The question is, why did Logic continue to jump on these types of beats and to flow in such an unnecessarily outmoded style even after he was officially signed to a major record label? It almost seems like Logic used these confessional style beats and flows, perhaps in some subconscious attempt to elicit an actual confession from himself. The phrase “the truth will set you free” is never truer than concerning acts of self-expression, and making music tends to be precisely that, whether the artist likes it or not.

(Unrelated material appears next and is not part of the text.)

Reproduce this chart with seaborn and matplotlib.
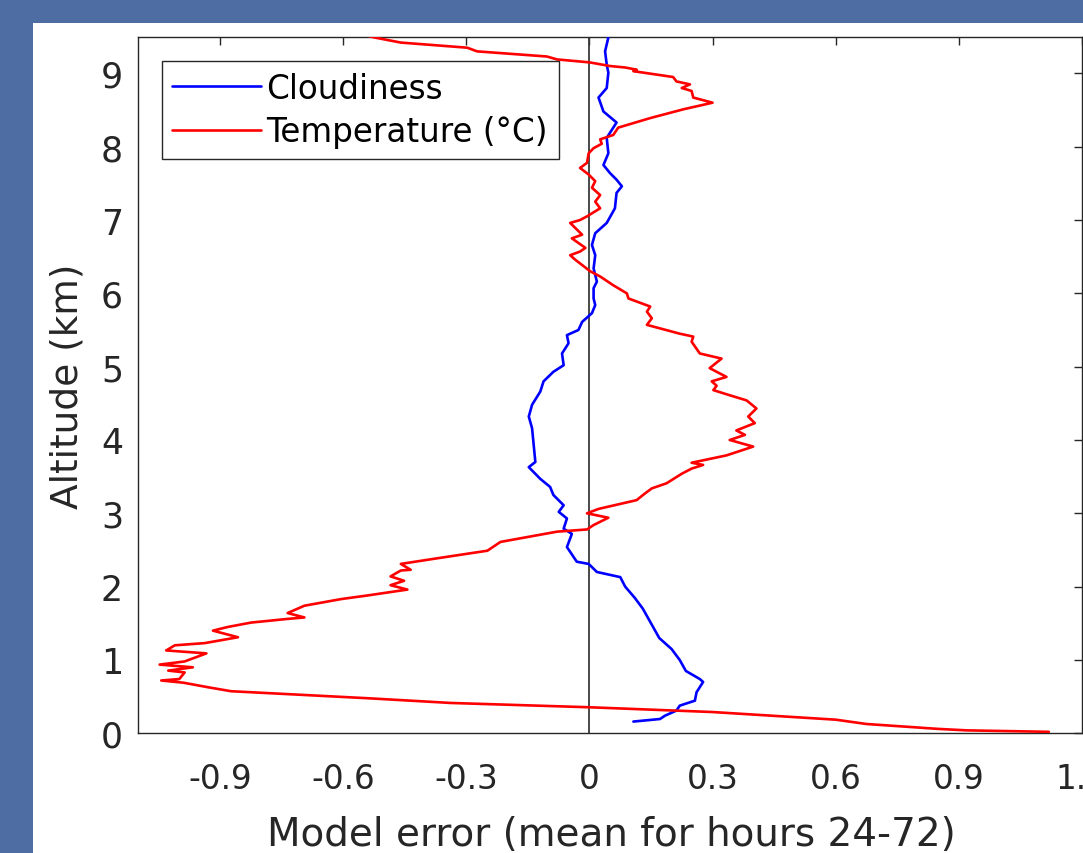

But Logic does a pretty good job of playing the role of a confident rapper in his first major release, not just in terms of its critical and commercial success, but in terms of seeming genuine in all the lines where he fronts about street life. Though, to be clear, it’s only a front because it’s not coming from an honest place of confidence, not because what he’s saying isn’t factual.
Logic devotes most of his other tracks to precisely what the label surely wanted from him, with trendy beats following current form to the proverbial “t.” Lyrics with catchy flows and lines which are full of the standard sort of self-repping small talk, mostly just flexes about dominating the game and how he is the greatest and how much he is killing it on every beat. But for all the places and moments where this could seem transparent, leaving the audience to just feel awkward for him, it surprisingly doesn’t. There’s no place I could really definitively call his bluff here, in terms of his exaggerated posturing (the requisite stance, it would seem, of all new rappers) he appears to be pulling it off.

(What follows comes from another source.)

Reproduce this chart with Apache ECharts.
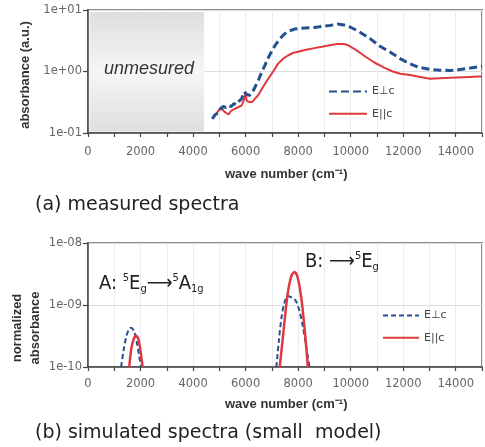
<!DOCTYPE html>
<html>
<head>
<meta charset="utf-8">
<script src="https://cdn.jsdelivr.net/npm/echarts@6/dist/echarts.min.js"></script>
<style>
html,body{margin:0;padding:0;background:#fff;}
#c{width:485px;height:447px;}
</style>
</head>
<body>
<div id="c"></div>
<script>
// ---------- data ----------
// (a) measured spectra
const measPerpWave = [4730,4850,4950,5050,5150,5250,5350,5450,5550,5650,5750,5850,5950,6000,6050,6150,6250,6350,6480,6600,6730,6900,7110,7300,7490,7680,7860,8100,8400,8620,8900,9200,9500,9750,10000,10300,10750,11100,11510,11900,12260,12600,13020,13400,13770,14100,14500,14900,15000];
const measPerpAbs  = [0.17,0.20,0.21,0.25,0.27,0.26,0.28,0.27,0.30,0.29,0.33,0.36,0.47,0.50,0.42,0.41,0.45,0.55,0.71,0.95,1.25,1.80,2.60,3.40,4.10,4.60,4.90,5.05,5.15,5.20,5.40,5.60,5.90,5.70,5.25,4.50,3.40,2.60,2.06,1.60,1.33,1.17,1.08,1.05,1.04,1.07,1.13,1.20,1.22];
const measParWave  = [4780,4900,5000,5090,5200,5350,5450,5600,5700,5850,5950,5990,6050,6150,6250,6350,6480,6650,6860,7050,7230,7420,7610,7800,7990,8300,8620,8950,9250,9500,9750,9880,10200,10500,10900,11260,11600,11890,12260,12600,13020,13400,13770,14300,14900,15000];
const measParAbs   = [0.19,0.21,0.24,0.25,0.22,0.20,0.23,0.25,0.26,0.28,0.36,0.43,0.33,0.32,0.32,0.36,0.41,0.55,0.76,1.00,1.33,1.60,1.82,2.00,2.10,2.25,2.40,2.55,2.70,2.80,2.80,2.70,2.25,1.82,1.40,1.17,1.00,0.92,0.88,0.82,0.76,0.78,0.79,0.81,0.83,0.83];
// (b) simulated spectra
const simPerpWave = [1260,1350,1450,1550,1640,1750,1850,1950,2020, null, 7170,7260,7360,7480,7610,7780,7920,8050,8180,8320,8430];
const simPerpAbs  = [1e-10,1.8e-10,3.0e-10,4.0e-10,4.3e-10,3.8e-10,2.6e-10,1.5e-10,1e-10, null, 1e-10,2.5e-10,6e-10,1.1e-9,1.4e-9,1.3e-9,1.15e-9,8e-10,4.5e-10,2e-10,1e-10];
const simParWave  = [1570,1650,1750,1830,1920,2000,2080, null, 7300,7450,7600,7750,7860,7980,8120,8250,8370];
const simParAbs   = [1e-10,2.0e-10,2.9e-10,3.2e-10,2.8e-10,1.8e-10,1e-10, null, 1e-10,4e-10,1.5e-9,3.0e-9,3.4e-9,2.8e-9,1.3e-9,4e-10,1e-10];
// axis tick labels
const xTickLabels = ['0','2000','4000','6000','8000','10000','12000','14000'];
const yTickLabelsA = {'-1':'1e-01','0':'1e+00','1':'1e+01'};
const yTickLabelsB = {'-10':'1e-10','-9':'1e-09','-8':'1e-08'};

// ---------- helpers ----------
function pairs(xs, ys){ return xs.map((x,i)=> x===null ? '-' : [x, ys[i]]); }
function xFmt(v){ const s=String(v); return xTickLabels.indexOf(s)>=0 ? s : ''; }
function yFmt(map){ return v => map[String(Math.round(Math.log10(v)))] || ''; }

const BLUE = '#24518f', RED = '#e0383f';
const tickFont = {fontFamily:'DejaVu Sans', fontSize:11.5, color:'#666'};
const titleFont = {fontFamily:'Liberation Sans', fontSize:13, fontWeight:'bold', fill:'#333'};
const annFam = "'DejaVu Sans Condensed','Liberation Sans Narrow','DejaVu Sans'";

function xAxisDef(gi, margin){
  return {
    gridIndex: gi, type:'value', min:0, max:15000, interval:1000,
    axisLine:{show:true, onZero:false, lineStyle:{color:'#444', width:1.5}},
    axisTick:{show:true, length:4, lineStyle:{color:'#444', width:1.2}},
    axisLabel:Object.assign({formatter:xFmt, margin:margin}, tickFont),
    splitLine:{show:true, lineStyle:{color:'#ececec', width:1}}
  };
}
function yAxisDef(gi, min, max, map){
  return {
    gridIndex: gi, type:'log', logBase:10, min:min, max:max,
    axisLine:{show:true, lineStyle:{color:'#444', width:1.5}},
    axisTick:{show:true, length:5, lineStyle:{color:'#444', width:1.2}},
    axisLabel:Object.assign({formatter:yFmt(map), margin:6}, tickFont),
    splitLine:{show:true, lineStyle:{color:'#dcdcdc', width:1}},
    minorTick:{show:false}
  };
}
const legText = {fontFamily:'DejaVu Sans', fontSize:11, color:'#444'};

const chart = echarts.init(document.getElementById('c'), null, {renderer:'canvas'});
chart.setOption({
  animation:false,
  backgroundColor:'#fff',
  grid:[
    {left:88, top:10, width:397, height:123, show:true, borderColor:'#8c8c8c', borderWidth:2, backgroundColor:'transparent'},
    {left:88, top:243, width:397, height:124, show:true, borderColor:'#8c8c8c', borderWidth:2, backgroundColor:'transparent'}
  ],
  xAxis:[xAxisDef(0,13), xAxisDef(1,11)],
  yAxis:[yAxisDef(0,0.1,10,yTickLabelsA), yAxisDef(1,1e-10,1e-8,yTickLabelsB)],
  legend:[
    {left:323, top:81, orient:'vertical', itemWidth:38, itemHeight:14, itemGap:11,
     data:['E⊥c (a)','E||c (a)'], formatter:n=>n.split(' ')[0], itemStyle:{opacity:0},
     textStyle:legText, selectedMode:false},
    {left:377, top:305, orient:'vertical', itemWidth:36, itemHeight:14, itemGap:11,
     data:['E⊥c (b)','E||c (b)'], formatter:n=>n.split(' ')[0], itemStyle:{opacity:0},
     textStyle:legText, selectedMode:false}
  ],
  series:[
    {name:'E⊥c (a)', type:'line', xAxisIndex:0, yAxisIndex:0, symbol:'none', z:3,
     data:pairs(measPerpWave, measPerpAbs),
     lineStyle:{color:BLUE, width:3, type:[8,4]}, itemStyle:{color:BLUE},
     markArea:{silent:true, itemStyle:{color:{type:'linear',x:0,y:0,x2:0,y2:1,colorStops:[
        {offset:0,color:'#dedede'},{offset:0.5,color:'#f6f6f6'},{offset:1,color:'#dedede'}]}},
       data:[[{coord:[60, 9.3]},{coord:[4420, 0.106]}]]}},
    {name:'E||c (a)', type:'line', xAxisIndex:0, yAxisIndex:0, symbol:'none', z:2,
     data:pairs(measParWave, measParAbs),
     lineStyle:{color:RED, width:2}, itemStyle:{color:RED}},
    {name:'E⊥c (b)', type:'line', xAxisIndex:1, yAxisIndex:1, symbol:'none', z:2, connectNulls:false,
     data:pairs(simPerpWave, simPerpAbs), smooth:0.3,
     lineStyle:{color:BLUE, width:2, type:[5,3]}, itemStyle:{color:BLUE}},
    {name:'E||c (b)', type:'line', xAxisIndex:1, yAxisIndex:1, symbol:'none', z:3, connectNulls:false,
     data:pairs(simParWave, simParAbs), smooth:0.3,
     lineStyle:{color:RED, width:2.5}, itemStyle:{color:RED}}
  ],
  graphic:[
    {type:'text', left:104, top:60, z:10, style:{text:'unmesured', fontFamily:'Liberation Sans', fontStyle:'italic', fontSize:18, fill:'#333'}},
    {type:'text', left:225, top:168, style:Object.assign({text:'wave number (cm⁻¹)'}, titleFont)},
    {type:'text', left:225, top:398, style:Object.assign({text:'wave number (cm⁻¹)'}, titleFont)},
    {type:'text', x:25, y:75, rotation:Math.PI/2, style:Object.assign({text:'absorbance (a.u.)', align:'center', verticalAlign:'middle'}, titleFont)},
    {type:'text', x:17, y:328, rotation:Math.PI/2, style:Object.assign({text:'normalized', align:'center', verticalAlign:'middle'}, titleFont)},
    {type:'text', x:35, y:328, rotation:Math.PI/2, style:Object.assign({text:'absorbance', align:'center', verticalAlign:'middle'}, titleFont)},
    {type:'text', left:99, top:273, z:10, style:{
      text:'{m|A: }{sup|5}{m|E}{sub|g}{m|⟶}{sup|5}{m|A}{sub|1g}',
      rich:{
        m:{fontFamily:annFam, fontSize:20, lineHeight:22, fill:'#222', verticalAlign:'middle'},
        sup:{fontFamily:annFam, fontSize:11, lineHeight:11, fill:'#222', verticalAlign:'top'},
        sub:{fontFamily:annFam, fontSize:11, lineHeight:11, fill:'#222', verticalAlign:'bottom'}
      }}},
    {type:'text', left:305, top:251, z:10, style:{
      text:'{m|B: ⟶}{sup|5}{m|E}{sub|g}',
      rich:{
        m:{fontFamily:annFam, fontSize:20, lineHeight:22, fill:'#222', verticalAlign:'middle'},
        sup:{fontFamily:annFam, fontSize:11, lineHeight:11, fill:'#222', verticalAlign:'top'},
        sub:{fontFamily:annFam, fontSize:11, lineHeight:11, fill:'#222', verticalAlign:'bottom'}
      }}},
    {type:'text', left:35, top:196, style:{text:'(a) measured spectra', fontFamily:'DejaVu Sans', fontSize:19, fill:'#222'}},
    {type:'text', left:35, top:424, style:{text:'(b) simulated spectra (small  model)', fontFamily:'DejaVu Sans', fontSize:19, fill:'#222'}}
  ]
});
</script>
</body>
</html>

I can tell it’s not really true for him, but I don’t know if he knows that. Perhaps he’s so convincing as a rapper twice his size because he doesn’t know how unlikely he is as a competitor in this space. It reminds me of one of those tiny dogs that are so vicious they convince giant dogs to back down, and it’s assumed the little dog doesn’t actually know how small he is because no one can imagine how anything could front that well if they knew how unlikely a challenger they are. Logic is kind of coming off that way to me in this album. His bark has successfully caused the other dogs to back down, but where did that confidence to be that way come from? Something about that facet of the whole thing seems pointedly false. But perhaps not disingenuous.

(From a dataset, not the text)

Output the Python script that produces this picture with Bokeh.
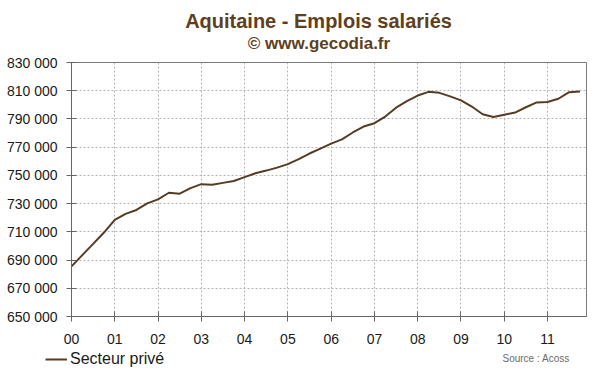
from bokeh.plotting import figure
from bokeh.layouts import column, row
from bokeh.models import Range1d, FixedTicker, Label, Legend, LegendItem
from bokeh.embed import file_html
from bokeh.resources import INLINE

# ---- data (quarterly, 2000 Q1 .. 2011 Q4) ----
years = list(range(2000, 2012))
quarters = [y + q / 4 for y in years for q in range(4)]
secteur_prive = [
    685500, 693500, 701500, 709500,
    718500, 722700, 725500, 730200,
    733000, 737700, 737000, 741000,
    743800, 743300, 744700, 746000,
    748800, 751500, 753400, 755500,
    758000, 761500, 765500, 769000,
    772500, 775500, 780400, 784600,
    787000, 791700, 798000, 802600,
    806600, 809200, 808500, 806000,
    803200, 798800, 793300, 791400,
    793000, 794500, 798300, 801700,
    802000, 804300, 809000, 809400,
]
x_tick_labels = ["00", "01", "02", "03", "04", "05", "06", "07", "08", "09", "10", "11"]
y_ticks = list(range(650000, 830001, 20000))
y_tick_labels = [f"{v // 1000} 000" for v in y_ticks]

title_text = "Aquitaine - Emplois salariés"
subtitle_text = "© www.gecodia.fr"
source_text = "Source : Acoss"
series_name = "Secteur privé"

# ---- styling ----
BROWN = "#5E4020"
LINE = "#553C22"
FONT = "Liberation Sans"
W = 600
TOP_H = 54          # header strip (titles)
MAIN_H = 295        # chart strip
BOT_H = 372 - TOP_H - MAIN_H   # legend / source strip


def strip(height, y_top):
    f = figure(width=W, height=height, output_backend="svg", toolbar_location=None,
               x_range=Range1d(0, W), y_range=Range1d(y_top + height, y_top),
               x_axis_location=None, y_axis_location=None,
               min_border=0, min_border_left=0, min_border_right=0,
               min_border_top=0, min_border_bottom=0)
    f.outline_line_color = None
    f.grid.visible = False
    f.background_fill_color = "white"
    f.border_fill_color = "white"
    return f


# ---- header ----
top = strip(TOP_H, 0)
top.add_layout(Label(x=318, y=20.5, text=title_text, text_align="center",
                     text_baseline="middle", text_font=FONT, text_font_size="20px",
                     text_font_style="bold", text_color=BROWN))
top.add_layout(Label(x=318.5, y=43, text=subtitle_text, text_align="center",
                     text_baseline="middle", text_font=FONT, text_font_size="17px",
                     text_font_style="bold", text_color=BROWN))

# ---- main chart ----
X0, X1 = 2000, 2011.9
Y0, Y1 = 650000, 830000

p = figure(width=W, height=MAIN_H, output_backend="svg", toolbar_location=None,
           x_range=Range1d(X0, X1), y_range=Range1d(Y0, Y1),
           min_border_left=71, min_border_right=14, min_border_top=62 - TOP_H,
           min_border_bottom=TOP_H + MAIN_H - 316)
p.background_fill_color = "white"
p.border_fill_color = "white"
p.outline_line_color = "#7a7a7a"
p.outline_line_width = 1

line = p.line(quarters, secteur_prive, line_color=LINE, line_width=2)

p.xaxis.ticker = FixedTicker(ticks=years)
p.xaxis.major_label_overrides = {y: s for y, s in zip(years, x_tick_labels)}
p.yaxis.ticker = FixedTicker(ticks=y_ticks)
p.yaxis.major_label_overrides = {v: s for v, s in zip(y_ticks, y_tick_labels)}
for ax in (p.xaxis, p.yaxis):
    ax.axis_line_color = "#666666"
    ax.major_tick_line_color = "#666666"
    ax.major_tick_in = 5
    ax.major_tick_out = 5
    ax.minor_tick_line_color = None
    ax.major_label_text_font = FONT
    ax.major_label_text_font_size = "14px"
    ax.major_label_text_color = "#1a1a1a"
p.yaxis.major_label_standoff = 9
p.xaxis.major_label_standoff = 12

for g in (p.xgrid, p.ygrid):
    g.grid_line_color = "#b4b4b4"
    g.grid_line_dash = "2 2"
    g.grid_line_width = 1

# ---- footer (legend + source) ----
bot = strip(BOT_H, TOP_H + MAIN_H)
# legend key renderer: same series, lies outside this strip's ranges so only the key shows
key = bot.line(quarters, secteur_prive, line_color=LINE, line_width=2)
legend = Legend(items=[LegendItem(label=series_name, renderers=[key])],
                location=(45, 4), orientation="horizontal",
                padding=0, margin=0, spacing=0,
                glyph_width=22, glyph_height=16, label_height=16, label_standoff=3,
                label_text_font=FONT, label_text_font_size="16px", label_text_color="#1a1a1a",
                border_line_color=None, background_fill_alpha=0)
bot.add_layout(legend, "center")
bot.add_layout(Label(x=502, y=357.5, text=source_text, text_align="left",
                     text_baseline="middle", text_font=FONT, text_font_size="10px",
                     text_color="#6e6a66"))

layout = column(row(top), p, row(bot), spacing=0)
open("out.html", "w").write(file_html(layout, INLINE))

Between confident, bravado fueled victory lap tracks, Logic keeps returning to confessional lyricism and confessional beats, and the endurance of this tendency towards confessional tracks persists throughout all of Logic’s studio albums, including the most recent to-date, (though notably less in that album than any before it). On all of them, Logic seems to miss the mark of actual emotional confession. He more dances around the attempt at that, and at some point, he seems to do a sort of impression of what he knows confessional lyricism to sound like, having heard it countless times in some of his go-to songs for musical inspiration.
It’s not an issue for me, that he does this, as much as it is a point of curiosity. But as the journey down his discography continues on into the more recent albums, the picture starts to get a little more clear on this issue.